March 5, 2025
The Long Postbiblical History of “Judea and Samaria”
By PhilologosThe controversial terms, unlike “West Bank,” were in common use until 1948.
There are presently two separate congressional initiatives regarding the largely hilly countryside west of the Jordan River, and south and north of Jerusalem, that was part of the kingdom of Jordan from 1950 to 1967 and owes to it its name of “the West Bank.” The first of these, introduced last month by the Arkansas senator Tom Cotton and the New York congresswoman Claudia Tenney, both Republicans, would require all official United States documents to replace “the West Bank” with “Judea and Samaria.” (Tenney originally proposed a similar bill a year ago that was never brought to a vote.) A second more modest move comes from Florida congressman Brian Mast, the Republican chairman of the House Foreign Affairs Committee, and would render “Judea” and “Samaria” compulsory only for the committee’s Republican staff members.
Disputes over place names are typical of international conflicts involving issues of sovereignty, national identity, and national pride.
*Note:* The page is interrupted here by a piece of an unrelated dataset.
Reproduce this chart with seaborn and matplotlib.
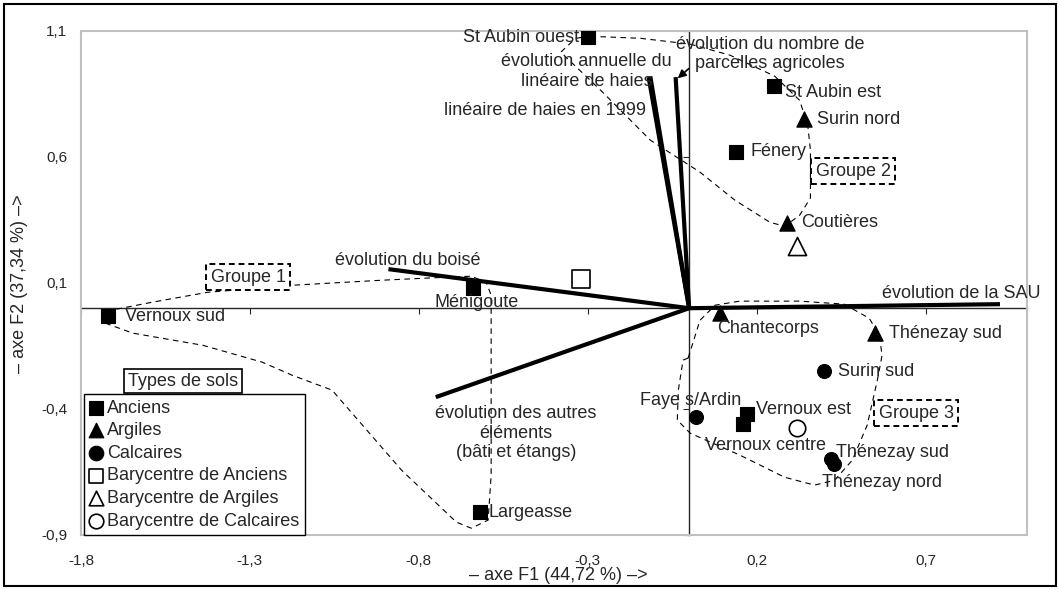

If President Trump wants to rename the Gulf of Mexico “the Gulf of America,” he is doing nothing that Arab countries haven’t done for decades in referring to the Persian Gulf as “the Arabian Gulf,” while if the French had won their 18th-century colonial wars with the English, America would be known as Nouvelle France. The question of “Judea and Samaria” vs. “the West Bank” might seem just one more such bone of contention were it not for the extremely long history that bears on it and the ignorance, even on the part of those who should be most eager to invoke it, of what this history tells us.
Two narratives clash here. One is that of the world’s governments, diplomats, and media. Although, they maintain, Judea and Samaria—Hebrew Yehudah and Shomron—are what the Bible calls the hill country around Jerusalem, and what Israel has officially called it since conquering it in 1967, these names were previously used only rarely outside their biblical context and never had international acceptance. Since the 1948–49 Arab-Israeli war that ended with the area in the hands of Jordan’s Arab Legion, “the West Bank,” al-Daffa al-Gharbiyeh in Arabic (generally shortened to ad-Daffa, “the Bank,” in colloquial speech), has been its internationally recognized designation. The Israeli-led campaign to revive and impose the terms “Judea” and “Samaria” is an attempt to biblicize geographic nomenclature as part of Israel’s claim to land that does not belong to it.